Athletes are constantly seeking the best program, the coolest workout or other way to gain the advantage over their competition.
What supplements should I take?
What fancy jiu itsu technique is going to give me the edge?
What crazy workout is ___________ doing right now?
We all wanna improve, but typically strive to find the most complicated, advanced stuff we can get our hands on.
That’s just human nature and all of us are guilty of it.
I believe that this is a huge fault in our society and the reason why so many struggle to get ahead, improve and make progress towards our goals.
We want to run, before we can walk.
We want to learn flying arm bars before we learn proper positioning and control.
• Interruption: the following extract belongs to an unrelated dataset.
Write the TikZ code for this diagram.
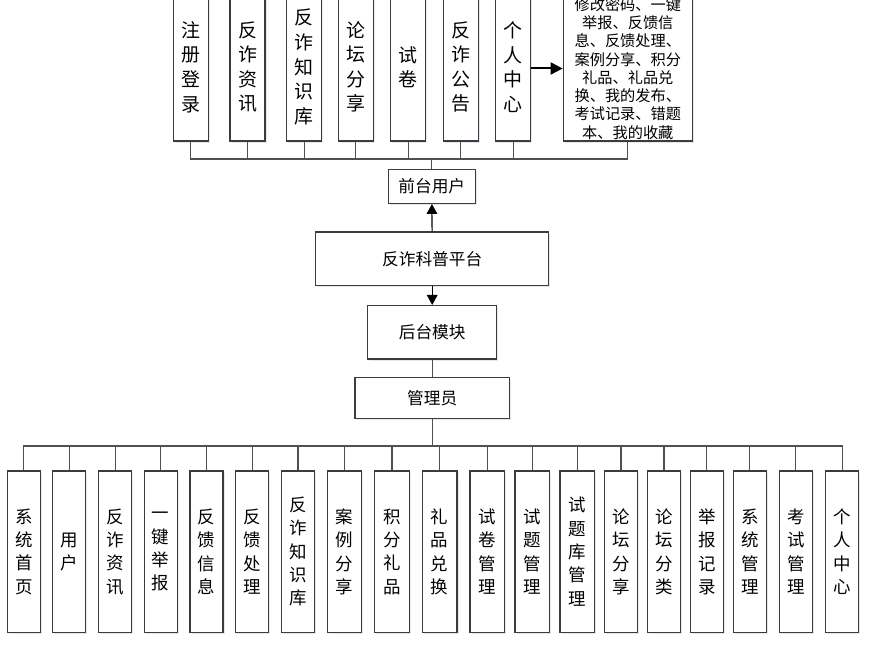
\documentclass[tikz,border=0pt]{standalone}
\usepackage{fontspec}
\setmainfont{Noto Sans CJK SC}
\usetikzlibrary{arrows.meta,shadows}
\definecolor{LineGray}{HTML}{505050}
\definecolor{BoxGray}{HTML}{3C3C3C}
\definecolor{ShadowBlue}{HTML}{E1E9F6}

\begin{document}
\begin{tikzpicture}[
  x=0.75pt,y=-0.75pt,
  box/.style={draw=BoxGray,line width=1pt,fill=white,inner sep=0pt,align=center,
    drop shadow={shadow xshift=1.2pt,shadow yshift=-1.2pt,fill=ShadowBlue,opacity=1},
    font=\fontsize{12.5}{15}\selectfont},
  topbox/.style={box,minimum width=26.25pt,minimum height=111pt,
    font=\fontsize{14.2}{18.4}\selectfont},
  lowbox/.style={box,minimum width=24.75pt,minimum height=121pt,
    font=\fontsize{13.1}{17.5}\selectfont},
  widebox/.style={lowbox,minimum width=25.9pt},
  link/.style={draw=LineGray,line width=0.8pt},
  arrow/.style={-{Triangle[length=7.5pt,width=8pt]},line width=0.8pt,color=black}
]
  \clip (0,0) rectangle (874,645);

  % front end
  \node[topbox] (reg) at (190.8,67) {注\\册\\登\\录};
  \node[topbox] (news) at (247.5,67) {反\\诈\\资\\讯};
  \node[topbox] (kb) at (304.2,67) {反\\诈\\知\\识\\库};
  \node[topbox] (forum) at (355.8,67) {论\\坛\\分\\享};
  \node[topbox] (paper) at (408.2,67) {试\\卷};
  \node[topbox] (notice) at (460.8,67) {反\\诈\\公\\告};
  \node[topbox] (center) at (513.3,67) {个\\人\\中\\心};
  \node[box,minimum width=96.75pt,minimum height=108.75pt,
    font=\fontsize{11.4}{13.7}\selectfont] (centerlist) at (627.8,68.5)
    {修改密码、一键\\举报、反馈信\\息、反馈处理、\\案例分享、积分\\礼品、礼品兑\\换、我的发布、\\考试记录、错题\\本、我的收藏};

  % middle
  \node[box,minimum width=65.25pt,minimum height=25.5pt] (front) at (431.8,186.3) {前台用户};
  \node[box,minimum width=174.75pt,minimum height=40pt] (platform) at (432.2,258.7) {反诈科普平台};
  \node[box,minimum width=96.75pt,minimum height=40pt] (backend) at (432.2,332.3) {后台模块};
  \node[box,minimum width=115.7pt,minimum height=30.5pt] (admin) at (432.2,398) {管理员};

  % back end
  \node[lowbox] (home) at (23.8,551.7) {系\\统\\首\\页};
  \node[lowbox] (user) at (69.2,551.7) {用\\户};
  \node[lowbox] (bnews) at (115.2,551.7) {反\\诈\\资\\讯};
  \node[lowbox] (report) at (160.7,551.7) {一\\键\\举\\报};
  \node[lowbox] (fbinfo) at (206.5,551.7) {反\\馈\\信\\息};
  \node[lowbox] (fbdeal) at (252.2,551.7) {反\\馈\\处\\理};
  \node[lowbox] (bkb) at (298,551.7) {反\\诈\\知\\识\\库};
  \node[widebox] (cases) at (344.5,551.7) {案\\例\\分\\享};
  \node[widebox] (points) at (392,551.7) {积\\分\\礼\\品};
  \node[widebox] (gifts) at (439.7,551.7) {礼\\品\\兑\\换};
  \node[widebox] (papermg) at (487.3,551.7) {试\\卷\\管\\理};
  \node[widebox] (quesmg) at (532.2,551.7) {试\\题\\管\\理};
  \node[widebox] (bankmg) at (577.2,551.7) {试\\题\\库\\管\\理};
  \node[lowbox] (fshare) at (621,551.7) {论\\坛\\分\\享};
  \node[lowbox] (fcat) at (664,551.7) {论\\坛\\分\\类};
  \node[lowbox] (replog) at (706.8,551.7) {举\\报\\记\\录};
  \node[lowbox] (sysmg) at (749.8,551.7) {系\\统\\管\\理};
  \node[lowbox] (exammg) at (795.8,551.7) {考\\试\\管\\理};
  \node[lowbox] (bcenter) at (842.2,551.7) {个\\人\\中\\心};

  \coordinate (topbus) at (431.8,159);
  \coordinate (lowbus) at (432.2,446);

  \draw[link] (front) -- (topbus);
  \foreach \n in {reg,news,kb,forum,paper,notice,center,centerlist}
    \draw[link] (\n.south) |- (topbus);
  \draw[arrow,line width=1.5pt,-{Triangle[length=9pt,width=9pt]}]
    (center.east |- centerlist) -- (centerlist);
  \draw[arrow] (platform) -- (front);
  \draw[arrow] (platform) -- (backend);
  \draw[link] (backend) -- (admin);
  \draw[link] (admin) -- (lowbus);
  \foreach \n in {home,user,bnews,report,fbinfo,fbdeal,bkb,cases,points,gifts,
      papermg,quesmg,bankmg,fshare,fcat,replog,sysmg,exammg,bcenter}
    \draw[link] (\n.north) |- (lowbus);
\end{tikzpicture}
\end{document}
We want to do the craziest plyometric workout we saw on Youtube.
You get the idea…
The lesson to learn here, is that success takes blood, sweat and tears.
You must put in your time…show up early, stay late, help teammates, struggle through some adversity, build some character, wrestle with injuries, stay consistent and work…for years, until you are prepared for whatever opportunities arise.
Lots of people like to post quotes, but few really want to do whats really necessary.
Colin Oyama is a world renowned Muay Thai and MMA coach that has worked with Ian McCall, Shane del Rosario, Tito Ortiz, Rampage Jackson, Rob McCullough and just about every other MMA star from Southern California.
Here is what he had to say>>
“I think the biggest mistake wanna be fighters make is they cannot deal with the grind. It’s instant gratification or they are over it. They aren’t willing to build a foundation. Strength, speed, coordination and fighting skills all take time. There is no other way around the fact that it takes time. Also think more is not always better. Some guys “train” all day and get nothing done. Others work full time jobs, but budget their time and get everything they can out of the time allotted.”
Over the last several weeks, I have spoken to a handful of top coaches and all of them said basically the same thing.
Consistency and the willingness to be coached is what separates the winners from the losers.
Lets break this down REAL Simple:
If you wanted to become a Black Belt at jiu jitsu, you would have to commit to training for several years of your life. Probably training 3-5 times per week, every week for several years. Sure you might have a vacation here and there, but in order to achieve that high level, you’d have to stay consistent, work hard, overcome obstacles, struggle, get beat up, work thru injuries and more. You would continue training, navigate the obstacles and overcome because the goal of becoming a black belt is deeply motivating and important to you.
But here is where most people become misled and confused.
Lots of people WANT to become a better fighter, but most let life get in the way.
Missing a practice becomes a weekly habit.
They allow themselves to get out of shape in between fights.
They get sidetracked by other obligations or commitments.
If I miss one practice every week, that’s 52 missed opportunities to improve this year.
Miss 2 workouts and that’s 104 practices in one year!
Lets say that you have to practice for at least 5 years to become a decent fighter.
Who do you think is gonna win the fight?
The guy who made every practice or the one who missed 250-500 practices over the 5 year period of time?
It becomes obvious, right?
People like to call them lucky, but when you track their effort over time, it becomes obvious why some people win and others struggle to get ahead.
Want to get stronger and build a better gas tank?
Make a plan and attack that plan consistently for several years.
Want to sharpen your skills as a fighter?
Find a good coach, make a plan and attack that plan consistently for the next several years.
“I never stopped training. While most people took time off, I stayed consistent. I might’ve done vertical leg presses while wearing Zubaz pants, but I’m proud to say I’ve never said, “I’m on a diet” or “I’m making a comeback.” Remember, well done is better than well said. Start a streak by simply staying consistent.”
No need to beat yourself up, but become conscious of how often you miss a meal, skimp on a workout, neglect your recovery, miss a practice or similar.
Becoming an elite athlete takes discipline, willingness to change and a deep seeded motivation…
So think about your goals, your training and your work ethic over the last few months.
- Are you on track?
- Do your coaches know your goals?
- Is there a plan of attack to get there?
- Are you willing to do the work?
- What can you improve moving forward?
If you don’t have a plan, don’t worry. Seek out a good coach, tell him what you want to accomplish and get started.
Once you’ve got a plan, all you’ve got to do is execute, learn, adapt and make it happen!
You won’t be perfect, but keep making progress.
Stay consistent for 6 months and you’ll start to turn heads.
Stick with it for a year and you’ll gain some respect.
Hang for 5 years and people will start to call ya lucky.
Train consistently for 10+ and people will start to call ya talented.
How consistent have you been this year?
What are you committed to moving forward?